The other major agency that takes up a role in Trump's order is the Federal Trade Commission. Under the draft order, the FTC "shall consider taking action" to "prohibit unfair or deceptive acts or practices in or affecting commerce," including "practices by entities regulated by Section 230 that restrict speech in ways that do not align with those entities’ public representations about those practices." If the FTC finds the platforms to be in violation of this new, narrow reading of Section 230, then it may prohibit the spending of federal taxpayer dollars on advertising on those platforms. Given that federal agencies spend about $1.5 billion per year in advertising on social media platforms, it's a pretty significant threat. However, it seems unlikely that the agency would ever actually enforce this. "Any FTC action would violate the First Amendment. Plain and simple," says Kazaryan.

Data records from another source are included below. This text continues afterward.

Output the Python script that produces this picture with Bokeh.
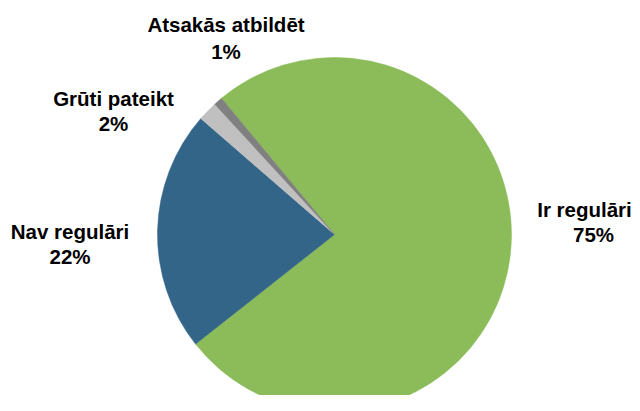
import numpy as np
from bokeh.plotting import figure
from bokeh.models import ColumnDataSource, Range1d
from bokeh.core.properties import value
from bokeh.embed import file_html
from bokeh.resources import INLINE

# ---- data ----
categories = ["Ir regulāri", "Nav regulāri", "Grūti pateikt", "Atsakās atbildēt"]
shares = [75.4, 22.0, 1.8, 0.8]
colors = ["#8BBC59", "#336589", "#C0C0C0", "#808080"]

# ---- layout (pixels, measured from top-left) ----
W, H = 632, 395
cx, cy_top, r = 334, 234, 177
start_deg = 129.7
name_pos = [(584, 209), (69.5, 231), (113, 97.5), (225.5, 24)]
pct_pos = [(593, 234), (69.5, 255.5), (113, 123), (225.5, 50.5)]

vals = np.array(shares, dtype=float)
frac = vals / vals.sum()
cum = np.concatenate([[0.0], np.cumsum(frac)])
base = np.deg2rad(start_deg)
starts = base - cum[:-1] * 2 * np.pi
ends = base - cum[1:] * 2 * np.pi

src = ColumnDataSource(dict(x=[cx] * len(vals), y=[H - cy_top] * len(vals),
                            start=starts, end=ends, color=colors))

p = figure(width=W, height=H, output_backend="svg", toolbar_location=None,
           x_range=Range1d(0, W), y_range=Range1d(0, H), min_border=0)
p.axis.visible = False
p.grid.visible = False
p.outline_line_color = None
p.background_fill_color = "white"
p.border_fill_color = "white"

p.wedge(x="x", y="y", radius=r, start_angle="start", end_angle="end",
        direction="clock", fill_color="color", line_color="color",
        line_width=0.5, source=src)

pct = [f"{int(round(v))}%" for v in vals]
font = value("Liberation Sans")
common = dict(text_font=font, text_font_style="bold", text_font_size="20.5px",
              text_align="center", text_baseline="middle", text_color="black")
p.text(x=[q[0] for q in name_pos], y=[H - q[1] for q in name_pos],
       text=categories, **common)
p.text(x=[q[0] for q in pct_pos], y=[H - q[1] for q in pct_pos],
       text=pct, **common)

open("out.html", "w").write(file_html(p, INLINE))
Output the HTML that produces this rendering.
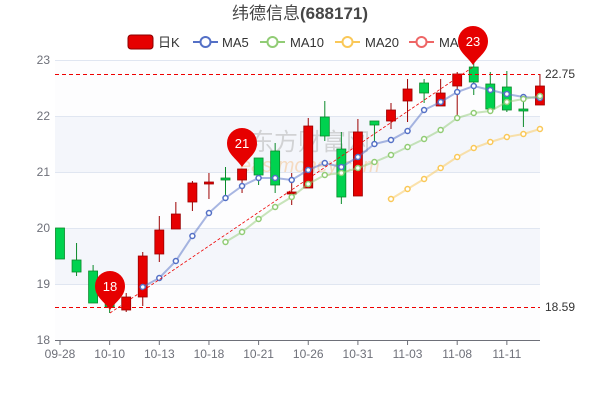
<!DOCTYPE html><html><head><meta charset="utf-8"><style>body{margin:0;background:#fff}svg{display:block;font-family:"Liberation Sans","Noto Sans CJK SC",sans-serif}</style></head><body>
<svg id="s" width="600" height="400" xmlns="http://www.w3.org/2000/svg">
<rect x="55" y="116" width="485" height="56" fill="#f4f6fb"/>
<rect x="55" y="228" width="485" height="56" fill="#f4f6fb"/>
<rect x="55" y="60" width="485" height="56" fill="#fdfdfe"/>
<rect x="55" y="172" width="485" height="56" fill="#fdfdfe"/>
<rect x="55" y="284" width="485" height="56" fill="#fdfdfe"/>
<g stroke="#e0e6f1" stroke-width="1">
<line x1="55" x2="540" y1="60.5" y2="60.5"/><line x1="55" x2="540" y1="116.5" y2="116.5"/><line x1="55" x2="540" y1="172.5" y2="172.5"/><line x1="55" x2="540" y1="228.5" y2="228.5"/><line x1="55" x2="540" y1="284.5" y2="284.5"/></g>
<line x1="55" x2="540" y1="340.5" y2="340.5" stroke="#6e7079"/>
<g font-size="12" fill="#6e7079" text-anchor="end"><text x="50" y="64">23</text><text x="50" y="120">22</text><text x="50" y="176">21</text><text x="50" y="232">20</text><text x="50" y="288">19</text><text x="50" y="344">18</text></g>
<text x="300" y="19" font-size="17" fill="#464646" text-anchor="middle">纬德信息<tspan font-weight="bold">(688171)</tspan></text>
<g font-size="13" fill="#333">
<rect x="128" y="35" width="25" height="14" rx="3" fill="#e60000" stroke="#8a0000"/><text x="158" y="47">日K</text>
<line x1="193" x2="218" y1="42" y2="42" stroke="#5470c6" stroke-width="2"/><circle cx="205.5" cy="42" r="5" fill="#fff" stroke="#5470c6" stroke-width="2"/><text x="222" y="47">MA5</text>
<line x1="260" x2="285" y1="42" y2="42" stroke="#91cc75" stroke-width="2"/><circle cx="272.5" cy="42" r="5" fill="#fff" stroke="#91cc75" stroke-width="2"/><text x="290" y="47">MA10</text>
<line x1="335" x2="360" y1="42" y2="42" stroke="#fac858" stroke-width="2"/><circle cx="347.5" cy="42" r="5" fill="#fff" stroke="#fac858" stroke-width="2"/><text x="365" y="47">MA20</text>
<line x1="409" x2="434" y1="42" y2="42" stroke="#ee6666" stroke-width="2"/><circle cx="421.5" cy="42" r="5" fill="#fff" stroke="#ee6666" stroke-width="2"/><text x="439" y="47">MA30</text>
</g>
<text x="250" y="150" font-size="24" fill="#bbb" opacity="0.6">东方财富网</text>
<text x="240" y="172" font-size="20" fill="#f5c99a" opacity="0.6" font-style="italic">eastmoney.com</text>
<g id="c"></g>
<line x1="55" x2="540" y1="74.5" y2="74.5" stroke="#e00" stroke-dasharray="4,3"/>
<line x1="55" x2="540" y1="307.5" y2="307.5" stroke="#e00" stroke-dasharray="4,3"/>
<line x1="110" y1="313" x2="473" y2="67" stroke="#e00" stroke-dasharray="3,2" stroke-width="0.8"/>
<text x="545" y="78" font-size="12" fill="#333">22.75</text>
<text x="545" y="311" font-size="12" fill="#333">18.59</text>
<g font-size="12" fill="#6e7079" text-anchor="middle" id="xl"></g>
</svg>
<script>
var S="http://www.w3.org/2000/svg",g=document.getElementById('c'),xl=document.getElementById('xl');
function X(i){return 60+16.55*i}
function el(t,a,p){var e=document.createElementNS(S,t);for(var k in a)e.setAttribute(k,a[k]);(p||g).appendChild(e);return e}
var C=[[0,228,259,228,259],[0,260,272,243,276],[0,271,303,265,303],[0,302,307,302,313],[1,297,310,293,312],[1,256,297,252,306],[1,230,254,216,262],[1,214,229,202,229],[1,183,202,181,211],[1,182,184,173,199],[0,178,180,167,197],[1,169,180,169,193],[0,158,175,158,185],[0,151,185,143,193],[1,192,194,173,205],[1,126,188,118,188],[0,117,136,101,141],[0,149,197,132,204],[1,132,196,119,196],[0,121,125,121,141],[1,110,121,103,129],[1,89,101,79,122],[0,83,93,79,103],[1,93,106,79,106],[1,74,86,72,115],[0,67,82,60,95],[0,84,109,72,109],[0,87,110,71,112],[0,109,111,100,127],[1,86,105,74,105]];
C.forEach(function(c,i){var x=X(i),col=c[0]?'#e60000':'#00d24f',st=c[0]?'#9c0000':'#0a8a2a';
el('line',{x1:x,x2:x,y1:c[3],y2:c[4],stroke:st,'stroke-width':1});
el('rect',{x:x-4.5,y:c[1],width:9,height:Math.max(c[2]-c[1],1.5),fill:col,stroke:st,'stroke-width':0.8});});
function ma(s,pts,col){var d='';pts.forEach(function(y,k){d+=(k?'L':'M')+X(s+k)+' '+y});
el('path',{d:d,fill:'none',stroke:col,'stroke-width':2,opacity:0.5});
pts.forEach(function(y,k){el('circle',{cx:X(s+k),cy:y,r:2.5,fill:'#fff',stroke:col,'stroke-width':1.5})});}
ma(5,[287,278,261,236,213,198,186,178,178,180,170,163,167,157,144,140,131,110,102,92,86,90,94,97,98],'#5470c6');
ma(10,[242,232,219,207,197,184,175,173,168,162,155,147,139,130,118,113,111,102,99,96],'#91cc75');
ma(20,[199,189,179,168,157,148,142,137,134,129],'#fac858');
function pin(x,y,t){el('path',{d:'M'+x+' '+(y+18)+' C'+(x-6)+' '+(y+9)+' '+(x-15)+' '+(y+5)+' '+(x-15)+' '+(y-6)+' A15 15 0 1 1 '+(x+15)+' '+(y-6)+' C'+(x+15)+' '+(y+5)+' '+(x+6)+' '+(y+9)+' '+x+' '+(y+18)+'Z',fill:'#e60000'});
var tx=el('text',{x:x,y:y-1,'text-anchor':'middle','font-size':13,fill:'#fff'});tx.textContent=t;}
pin(110,292,'18');pin(242,149,'21');pin(473,47,'23');
var L=['09-28','10-10','10-13','10-18','10-21','10-26','10-31','11-03','11-08','11-11'];
L.forEach(function(t,k){var x=X(k*3);el('line',{x1:x,x2:x,y1:340,y2:345,stroke:'#6e7079'});var e=el('text',{x:x,y:358},xl);e.textContent=t;});
</script>
</body></html>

"Trump has no authority to dictate how [Section 230] will be interpreted or enforced." - Faith Sparr
The final part of the leaked order asks state Attorneys General and the Department of Justice to convene a working group to discuss "potential enforcement of State statutes that prohibit online platforms from engaging in unfair and deceptive acts and practices." Kazaryan reasoned that would be the "most plausible" part of the executive order, though it's unclear if any action would come of the group.
Most experts believe that the majority of the Executive Order is unenforceable. Sparr says, "Trump has no authority to dictate how [Section 230] will be interpreted or enforced," and noted that the FCC doesn't really enforce the "Good Samaritan" section of the law, anyway. "It operates as a shield for service providers when and if they are sued in court," she explained. Sparr also noted that while online platforms could theoretically be subject to an FTC review for false and misleading advertising if those platforms weren't living up to the terms and conditions they set, says, "I don't think that is happening with Twitter." She notes that the executive order likely wouldn't even address Trump's initial complaint about being fact-checked on Twitter, though "it could have some incidental effect wherein Twitter doesn't append any fact checks to Trump's tweets anymore because it's not worth this sort of outsized hassle."

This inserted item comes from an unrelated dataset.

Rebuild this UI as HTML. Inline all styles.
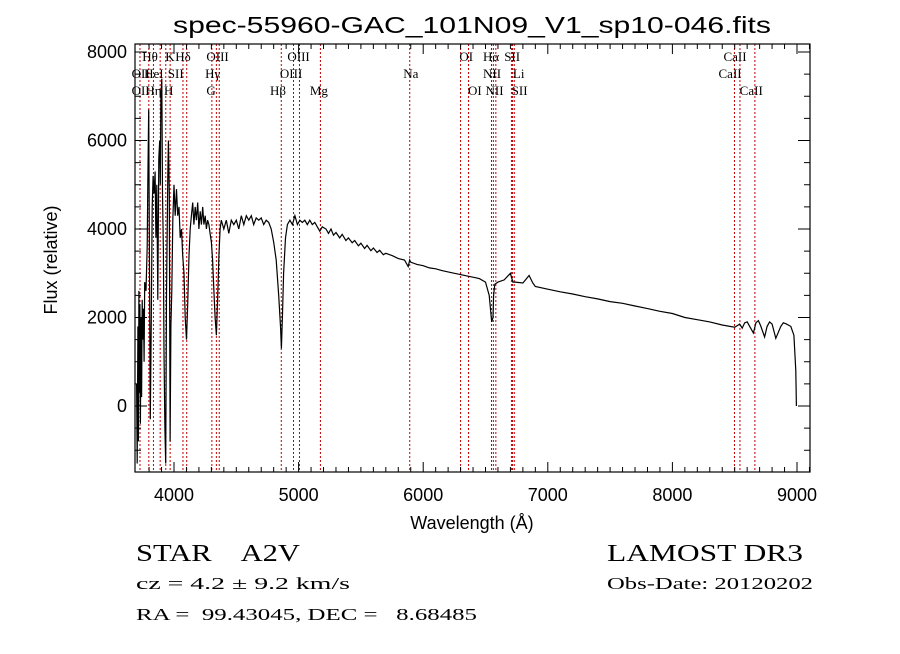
<!DOCTYPE html>
<html><head><meta charset="utf-8"><style>
body{margin:0;background:#fff;}
svg text{font-family:"Liberation Sans",sans-serif;fill:#000;}
svg text.ser, svg .ser text{font-family:"Liberation Serif",serif;}
</style></head><body>
<svg id="chart" width="900" height="649" viewBox="0 0 900 649" xmlns="http://www.w3.org/2000/svg">
<rect width="900" height="649" fill="#fff"/>
<text x="472" y="33" text-anchor="middle" font-size="23" textLength="598" lengthAdjust="spacingAndGlyphs">spec-55960-GAC_101N09_V1_sp10-046.fits</text>
<g id="lines"></g>
<g id="labels" class="ser" font-size="13"></g>
<path id="spec" fill="none" stroke="#000" stroke-width="1.2"/>
<g id="axes"></g>
<text x="472" y="529" text-anchor="middle" font-size="18">Wavelength (Å)</text>
<text transform="translate(57,260) rotate(-90)" text-anchor="middle" font-size="18">Flux (relative)</text>
<text class="ser" x="136" y="561" font-size="24" xml:space="preserve" textLength="164" lengthAdjust="spacingAndGlyphs">STAR    A2V</text>
<text class="ser" x="607" y="561" font-size="24" textLength="196" lengthAdjust="spacingAndGlyphs">LAMOST DR3</text>
<text class="ser" x="136" y="589" font-size="17" textLength="214" lengthAdjust="spacingAndGlyphs">cz = 4.2 ± 9.2 km/s</text>
<text class="ser" x="607" y="589" font-size="17" textLength="206" lengthAdjust="spacingAndGlyphs">Obs-Date: 20120202</text>
<text class="ser" x="136" y="620" font-size="17" xml:space="preserve" textLength="341" lengthAdjust="spacingAndGlyphs">RA =  99.43045, DEC =   8.68485</text>
</svg>
<script>
const wave=[3700,3705,3710,3714,3718,3722,3726,3730,3735,3740,3745,3750,3755,3760,3765,3775,3785,3790,3797,3802,3810,3818,3825,3832,3840,3848,3855,3862,3870,3878,3885,3890,3895,3902,3908,3915,3920,3927,3933,3940,3950,3955,3962,3969,3975,3982,3990,4000,4010,4020,4030,4040,4050,4060,4070,4080,4090,4100,4110,4120,4130,4140,4150,4160,4170,4180,4190,4200,4210,4220,4230,4240,4250,4260,4270,4280,4290,4300,4310,4320,4330,4340,4350,4360,4370,4380,4400,4420,4440,4460,4480,4500,4520,4540,4560,4580,4600,4620,4640,4660,4680,4700,4720,4740,4760,4780,4800,4820,4840,4855,4862,4870,4880,4895,4910,4930,4950,4970,4990,5010,5030,5050,5070,5090,5110,5130,5150,5170,5190,5220,5240,5260,5280,5300,5330,5350,5380,5400,5430,5450,5480,5500,5530,5550,5580,5600,5630,5650,5680,5700,5750,5800,5850,5880,5892,5900,5950,6000,6050,6100,6150,6200,6250,6300,6350,6400,6450,6500,6530,6550,6560,6565,6575,6600,6650,6700,6720,6740,6800,6850,6880,6900,7000,7100,7200,7300,7400,7500,7600,7700,7800,7900,8000,8100,8200,8300,8400,8500,8540,8560,8580,8600,8620,8650,8670,8690,8710,8740,8760,8780,8800,8830,8870,8890,8910,8950,8975,8990,8995,9000];
const flux=[500,-1300,1800,-800,2600,300,2300,-400,2000,200,2400,1500,2200,1000,2800,2600,3600,5000,6700,4000,-300,2000,4500,5200,4800,5300,3800,5000,2400,5600,6000,5000,7000,7400,4800,3500,1200,-500,-1300,2500,5200,6000,4800,-800,1800,2600,4200,5000,4300,4900,4300,4500,3800,4000,3400,3000,2000,1500,2300,3400,4000,4300,4600,4100,4500,4200,4600,4000,4400,4100,4500,4100,4300,4000,4200,4100,3900,3700,3300,2600,2000,1600,2400,3400,4000,4200,4000,4200,3900,4200,4100,4200,4000,4300,4100,4300,4200,4300,4100,4250,4200,4250,4100,4200,4150,4000,3700,3300,2500,1800,1300,2000,3000,3800,4100,4200,4100,4300,4100,4200,4150,4200,4100,4200,4100,4150,4050,3950,4050,4000,3900,4000,3860,3920,3800,3880,3740,3800,3690,3740,3620,3680,3560,3630,3510,3570,3470,3520,3420,3450,3400,3330,3300,3150,3300,3250,3200,3170,3120,3100,3060,3030,3000,2970,2940,2910,2880,2800,2500,1900,2000,2500,2750,2800,2850,3000,2800,2800,2780,2950,2780,2700,2640,2580,2530,2470,2420,2360,2320,2260,2200,2140,2090,2000,1950,1900,1830,1780,1850,1760,1880,1900,1800,1650,1880,1930,1800,1560,1800,1900,1850,1530,1800,1880,1860,1800,1600,800,0];
const lineWaves=[3727,3798,3835,3889,3934,3969,4072,4102,4304,4340,4363,4861,4959,5007,5175,5892,6300,6364,6548,6563,6583,6708,6717,6731,8498,8542,8662];
const xTicks=[4000,5000,6000,7000,8000,9000];
const yTicks=[0,2000,4000,6000,8000];
const labelText=["Hθ","K","Hδ","OIII","OIII","OI","Hα","SII","CaII","OII","HeI","SII","Hγ","OIII","Na","NII","Li","CaII","OII","Hη","H","G","Hβ","Mg","OI","NII","SII","CaII"];
const labelWave=[3745,3930,4010,4260,4910,6290,6480,6650,8410,3660,3760,3950,4250,4850,5840,6480,6720,8370,3660,3770,3920,4260,4770,5090,6360,6500,6710,8540];
const labelRow=[0,0,0,0,0,0,0,0,0,1,1,1,1,1,1,1,1,1,2,2,2,2,2,2,2,2,2,2];

const L=135,R=810,T=44,B=472;
const X=w=>174+(w-4000)*0.1246;
const Y=f=>406-f*0.04425;
const NS="http://www.w3.org/2000/svg";
function mk(tag,attrs,parent){const e=document.createElementNS(NS,tag);for(const k in attrs)e.setAttribute(k,attrs[k]);parent.appendChild(e);return e;}

const lg=document.getElementById('lines');
lineWaves.forEach(w=>{
  const e=mk('line',{x1:X(w),x2:X(w),y1:T,y2:B,stroke:'#c00000','stroke-width':1,'stroke-dasharray':'2,2'},lg);
  
  
});
const lb=document.getElementById('labels');
labelText.forEach((t,i)=>{
  const e=mk('text',{x:X(labelWave[i]),y:61+labelRow[i]*17,class:'ser'},lb);
  e.textContent=t;
  
  
});

let d='';
wave.forEach((w,i)=>{d+=(i?'L':'M')+X(w).toFixed(1)+','+Y(flux[i]).toFixed(1);});
document.getElementById('spec').setAttribute('d',d);

const ax=document.getElementById('axes');
mk('rect',{x:L,y:T,width:R-L,height:B-T,fill:'none',stroke:'#000','stroke-width':1.2},ax);
for(let w=3800;w<=9100;w+=100){
  const major=w%1000===0, len=major?10:5;
  mk('line',{x1:X(w),x2:X(w),y1:B,y2:B-len,stroke:'#000'},ax);
  mk('line',{x1:X(w),x2:X(w),y1:T,y2:T+len,stroke:'#000'},ax);
}
for(let f=-1000;f<=8000;f+=500){
  const major=f%2000===0, len=major?12:6;
  mk('line',{x1:L,x2:L+len,y1:Y(f),y2:Y(f),stroke:'#000'},ax);
  mk('line',{x1:R,x2:R-len,y1:Y(f),y2:Y(f),stroke:'#000'},ax);
}
xTicks.forEach(w=>{
  const e=mk('text',{x:X(w),y:501,'text-anchor':'middle','font-size':18},ax);
  e.textContent=w;
  
  
});
yTicks.forEach(f=>{
  const e=mk('text',{x:127,y:Y(f)+6,'text-anchor':'end','font-size':18},ax);
  e.textContent=f;
  
  
});
</script>
</body></html>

Catherine Gellis, a lawyer and expert on internet law, tells Mic that "it's hard to credit anything about the executive order." She described it as trying " to make up a new law that acts as though none of that legal protection exists," and said that isn't within Trump's powers. "He doesn't have the power to rewrite legislation that Congress wrote, or re-interpret how courts have understood it. And he definitely doesn't have the power to ignore the First Amendment and pretend that the executive branch has any authority to regulate the sort of editorial decision that Twitter made," she says.
As for the executive order actually being enforced, Gellis says, we're in uncharted territory. "It's so deluded about how the law works that it's hard to see how it would actually have any legal weight. But just because it shouldn't have the legal power to force the FCC and FTC to act doesn't mean that it won't have the political ability to pressure them to act." She notes that if the agencies do attempt to enforce the law, if only to appease the president, "then those actions may be subject to legal challenge, but it's all such a mess that it's hard to know for sure what will happen."
Like most attention-grabbing actions from Trump, it’s likely that this one is more pomp and circumstance than substance. Kazaryan described the order as “virtue signaling,” but “virtue signaling that also make statements about the First Amendment of the Constitution and Section 230 law that are misleading and sometimes outright wrong.” Yesterday, the death toll for coronavirus in the US climbed above 100,000. Trump certainly has plenty he’d like to distract the public from.